Among the entries below, copy only the span from the line containing "Output the web" through the line containing "const colors = ['#0000ff', '#ff0000', '#008000'];". Do so exactly, and skip the pictures.

===== THE RECORDS =====

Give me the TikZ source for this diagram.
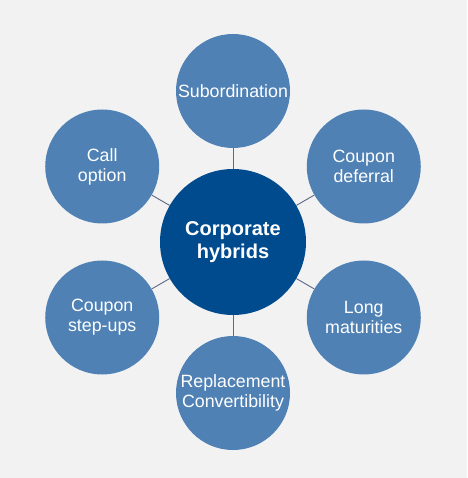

=====
===== THE RECORDS =====

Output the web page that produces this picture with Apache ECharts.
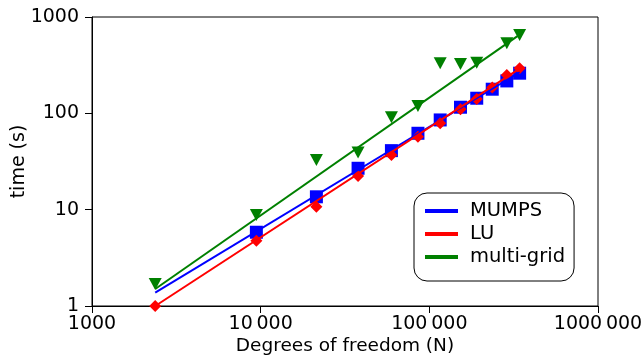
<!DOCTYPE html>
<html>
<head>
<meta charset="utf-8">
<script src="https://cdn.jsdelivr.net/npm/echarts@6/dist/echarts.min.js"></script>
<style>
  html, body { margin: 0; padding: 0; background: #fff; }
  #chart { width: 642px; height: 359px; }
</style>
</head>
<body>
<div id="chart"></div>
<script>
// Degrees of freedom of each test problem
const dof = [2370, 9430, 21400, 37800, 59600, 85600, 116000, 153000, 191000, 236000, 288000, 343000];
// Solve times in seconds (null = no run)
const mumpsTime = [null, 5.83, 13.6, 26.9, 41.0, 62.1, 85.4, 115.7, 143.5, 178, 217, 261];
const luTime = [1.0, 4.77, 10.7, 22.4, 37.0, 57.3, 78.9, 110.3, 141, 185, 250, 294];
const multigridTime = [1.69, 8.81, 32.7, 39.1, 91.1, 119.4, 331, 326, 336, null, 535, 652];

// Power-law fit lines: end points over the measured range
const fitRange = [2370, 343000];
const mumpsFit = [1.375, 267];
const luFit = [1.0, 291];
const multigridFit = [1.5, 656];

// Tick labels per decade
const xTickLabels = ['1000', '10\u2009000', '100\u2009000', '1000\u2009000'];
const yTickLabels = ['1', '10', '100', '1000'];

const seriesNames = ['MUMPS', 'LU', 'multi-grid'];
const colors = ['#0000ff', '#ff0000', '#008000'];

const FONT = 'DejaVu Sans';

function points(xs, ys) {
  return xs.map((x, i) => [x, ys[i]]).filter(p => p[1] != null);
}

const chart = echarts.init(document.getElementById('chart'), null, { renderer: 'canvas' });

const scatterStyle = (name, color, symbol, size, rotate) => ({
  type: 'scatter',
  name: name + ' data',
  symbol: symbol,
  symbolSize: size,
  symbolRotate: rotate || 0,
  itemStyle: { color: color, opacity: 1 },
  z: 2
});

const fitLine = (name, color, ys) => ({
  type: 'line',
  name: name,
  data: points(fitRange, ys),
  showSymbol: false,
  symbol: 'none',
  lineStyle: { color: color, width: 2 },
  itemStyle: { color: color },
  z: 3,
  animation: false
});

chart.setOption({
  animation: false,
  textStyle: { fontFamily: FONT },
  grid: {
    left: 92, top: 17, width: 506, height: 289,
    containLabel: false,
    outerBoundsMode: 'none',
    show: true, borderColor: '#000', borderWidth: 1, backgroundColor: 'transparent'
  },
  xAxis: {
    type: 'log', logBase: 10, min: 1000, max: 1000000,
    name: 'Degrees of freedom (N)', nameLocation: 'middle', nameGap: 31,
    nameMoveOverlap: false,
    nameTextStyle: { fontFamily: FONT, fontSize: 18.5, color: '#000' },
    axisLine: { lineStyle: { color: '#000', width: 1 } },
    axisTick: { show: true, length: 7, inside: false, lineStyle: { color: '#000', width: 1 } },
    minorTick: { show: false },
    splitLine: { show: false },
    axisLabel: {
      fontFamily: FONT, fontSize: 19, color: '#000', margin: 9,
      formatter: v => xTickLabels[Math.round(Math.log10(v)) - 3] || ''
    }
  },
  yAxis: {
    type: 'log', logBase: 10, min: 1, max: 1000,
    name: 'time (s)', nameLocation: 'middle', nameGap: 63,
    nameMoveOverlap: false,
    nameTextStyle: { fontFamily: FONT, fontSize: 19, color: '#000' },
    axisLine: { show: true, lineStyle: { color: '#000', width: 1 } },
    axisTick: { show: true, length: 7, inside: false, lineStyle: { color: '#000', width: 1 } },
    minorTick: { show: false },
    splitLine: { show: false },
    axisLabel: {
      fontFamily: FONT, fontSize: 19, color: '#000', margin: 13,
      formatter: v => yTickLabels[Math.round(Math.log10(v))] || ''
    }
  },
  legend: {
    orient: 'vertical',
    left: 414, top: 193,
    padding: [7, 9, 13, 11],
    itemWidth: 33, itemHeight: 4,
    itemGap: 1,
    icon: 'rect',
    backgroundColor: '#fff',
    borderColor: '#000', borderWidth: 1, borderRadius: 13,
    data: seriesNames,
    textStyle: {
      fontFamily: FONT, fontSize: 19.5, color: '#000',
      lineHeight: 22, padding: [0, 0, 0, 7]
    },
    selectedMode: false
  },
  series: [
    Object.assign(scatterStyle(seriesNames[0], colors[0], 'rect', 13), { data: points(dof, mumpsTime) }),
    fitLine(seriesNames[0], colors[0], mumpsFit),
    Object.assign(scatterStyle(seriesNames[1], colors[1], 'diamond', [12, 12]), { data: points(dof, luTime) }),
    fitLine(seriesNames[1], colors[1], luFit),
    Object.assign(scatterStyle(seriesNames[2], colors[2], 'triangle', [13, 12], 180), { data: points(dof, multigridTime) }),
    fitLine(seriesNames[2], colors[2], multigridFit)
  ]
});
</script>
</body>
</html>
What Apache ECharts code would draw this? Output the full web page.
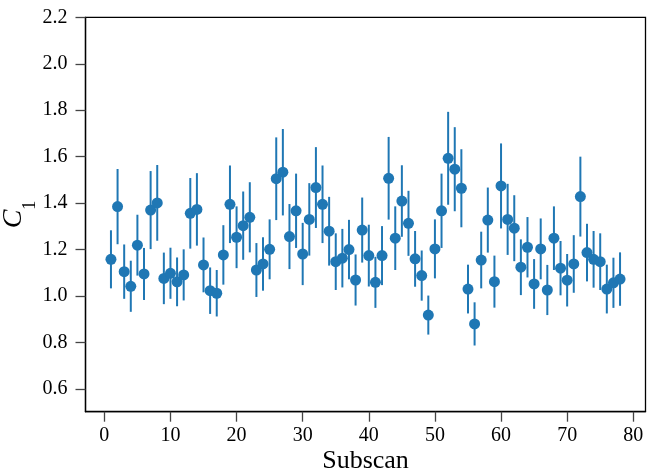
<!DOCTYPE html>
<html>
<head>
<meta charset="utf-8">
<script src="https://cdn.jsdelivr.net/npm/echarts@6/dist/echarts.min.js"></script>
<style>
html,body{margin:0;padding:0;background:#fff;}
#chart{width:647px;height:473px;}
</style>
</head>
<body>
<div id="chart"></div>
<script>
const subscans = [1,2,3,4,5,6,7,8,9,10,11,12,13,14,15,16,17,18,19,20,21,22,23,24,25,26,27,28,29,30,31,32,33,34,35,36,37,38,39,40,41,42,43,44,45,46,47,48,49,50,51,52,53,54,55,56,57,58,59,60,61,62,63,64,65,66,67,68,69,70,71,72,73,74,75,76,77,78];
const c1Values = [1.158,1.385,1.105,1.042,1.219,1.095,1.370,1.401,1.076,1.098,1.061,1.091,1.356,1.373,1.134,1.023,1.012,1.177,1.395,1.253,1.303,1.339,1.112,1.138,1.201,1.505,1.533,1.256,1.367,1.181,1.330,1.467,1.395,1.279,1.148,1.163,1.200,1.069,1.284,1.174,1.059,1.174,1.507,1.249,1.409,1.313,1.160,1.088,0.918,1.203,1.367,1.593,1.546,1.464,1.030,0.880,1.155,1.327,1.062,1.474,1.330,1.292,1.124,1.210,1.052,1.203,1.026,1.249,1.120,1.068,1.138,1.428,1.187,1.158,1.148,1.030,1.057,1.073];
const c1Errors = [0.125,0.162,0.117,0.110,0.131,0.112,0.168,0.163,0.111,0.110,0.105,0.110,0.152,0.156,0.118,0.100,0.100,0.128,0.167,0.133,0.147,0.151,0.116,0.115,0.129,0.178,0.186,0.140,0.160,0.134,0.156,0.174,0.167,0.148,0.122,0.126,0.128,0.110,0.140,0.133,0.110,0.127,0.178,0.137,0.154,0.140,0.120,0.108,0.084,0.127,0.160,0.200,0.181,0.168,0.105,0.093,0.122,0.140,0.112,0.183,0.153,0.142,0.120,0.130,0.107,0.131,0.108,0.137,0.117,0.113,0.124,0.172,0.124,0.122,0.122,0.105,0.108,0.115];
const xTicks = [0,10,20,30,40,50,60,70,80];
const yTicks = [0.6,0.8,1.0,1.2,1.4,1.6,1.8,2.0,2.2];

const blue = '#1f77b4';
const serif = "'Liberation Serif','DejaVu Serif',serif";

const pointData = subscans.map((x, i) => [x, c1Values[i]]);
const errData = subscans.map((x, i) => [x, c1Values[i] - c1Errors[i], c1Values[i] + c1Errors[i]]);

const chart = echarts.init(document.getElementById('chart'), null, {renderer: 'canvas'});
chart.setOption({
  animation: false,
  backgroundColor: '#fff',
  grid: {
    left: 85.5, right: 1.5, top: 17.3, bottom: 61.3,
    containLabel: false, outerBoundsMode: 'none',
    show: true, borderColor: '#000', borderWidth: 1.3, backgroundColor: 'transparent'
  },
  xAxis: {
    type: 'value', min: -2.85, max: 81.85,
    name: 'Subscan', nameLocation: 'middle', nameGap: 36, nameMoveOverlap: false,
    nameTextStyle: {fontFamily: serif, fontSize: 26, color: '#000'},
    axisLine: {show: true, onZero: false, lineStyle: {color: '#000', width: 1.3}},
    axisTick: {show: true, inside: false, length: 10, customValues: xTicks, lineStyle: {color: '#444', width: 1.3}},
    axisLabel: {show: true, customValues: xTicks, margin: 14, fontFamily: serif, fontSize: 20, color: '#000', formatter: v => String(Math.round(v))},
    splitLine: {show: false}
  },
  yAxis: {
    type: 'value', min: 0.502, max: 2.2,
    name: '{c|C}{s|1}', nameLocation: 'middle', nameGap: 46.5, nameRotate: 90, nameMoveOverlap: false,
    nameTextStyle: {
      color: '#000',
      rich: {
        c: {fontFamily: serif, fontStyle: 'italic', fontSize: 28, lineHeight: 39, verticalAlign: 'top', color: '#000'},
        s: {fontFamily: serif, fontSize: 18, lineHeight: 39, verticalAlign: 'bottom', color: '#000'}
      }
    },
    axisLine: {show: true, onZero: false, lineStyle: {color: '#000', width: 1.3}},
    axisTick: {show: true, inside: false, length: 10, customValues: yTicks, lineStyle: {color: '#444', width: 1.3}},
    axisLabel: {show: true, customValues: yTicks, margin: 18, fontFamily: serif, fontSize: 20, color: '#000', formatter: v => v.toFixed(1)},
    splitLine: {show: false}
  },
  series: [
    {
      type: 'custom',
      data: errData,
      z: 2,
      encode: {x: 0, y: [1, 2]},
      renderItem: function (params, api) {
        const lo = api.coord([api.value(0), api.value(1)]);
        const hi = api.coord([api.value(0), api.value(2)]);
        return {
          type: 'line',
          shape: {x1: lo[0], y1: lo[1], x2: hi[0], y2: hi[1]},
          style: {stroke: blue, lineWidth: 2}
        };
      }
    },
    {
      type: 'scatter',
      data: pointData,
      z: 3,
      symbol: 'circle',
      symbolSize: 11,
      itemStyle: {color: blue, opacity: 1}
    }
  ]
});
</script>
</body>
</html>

=====

CORRECT RESULT
Output the web page that produces this picture with Apache ECharts.
<!DOCTYPE html>
<html>
<head>
<meta charset="utf-8">
<script src="https://cdn.jsdelivr.net/npm/echarts@6/dist/echarts.min.js"></script>
<style>
  html, body { margin: 0; padding: 0; background: #fff; }
  #chart { width: 642px; height: 359px; }
</style>
</head>
<body>
<div id="chart"></div>
<script>
// Degrees of freedom of each test problem
const dof = [2370, 9430, 21400, 37800, 59600, 85600, 116000, 153000, 191000, 236000, 288000, 343000];
// Solve times in seconds (null = no run)
const mumpsTime = [null, 5.83, 13.6, 26.9, 41.0, 62.1, 85.4, 115.7, 143.5, 178, 217, 261];
const luTime = [1.0, 4.77, 10.7, 22.4, 37.0, 57.3, 78.9, 110.3, 141, 185, 250, 294];
const multigridTime = [1.69, 8.81, 32.7, 39.1, 91.1, 119.4, 331, 326, 336, null, 535, 652];

// Power-law fit lines: end points over the measured range
const fitRange = [2370, 343000];
const mumpsFit = [1.375, 267];
const luFit = [1.0, 291];
const multigridFit = [1.5, 656];

// Tick labels per decade
const xTickLabels = ['1000', '10\u2009000', '100\u2009000', '1000\u2009000'];
const yTickLabels = ['1', '10', '100', '1000'];

const seriesNames = ['MUMPS', 'LU', 'multi-grid'];
const colors = ['#0000ff', '#ff0000', '#008000'];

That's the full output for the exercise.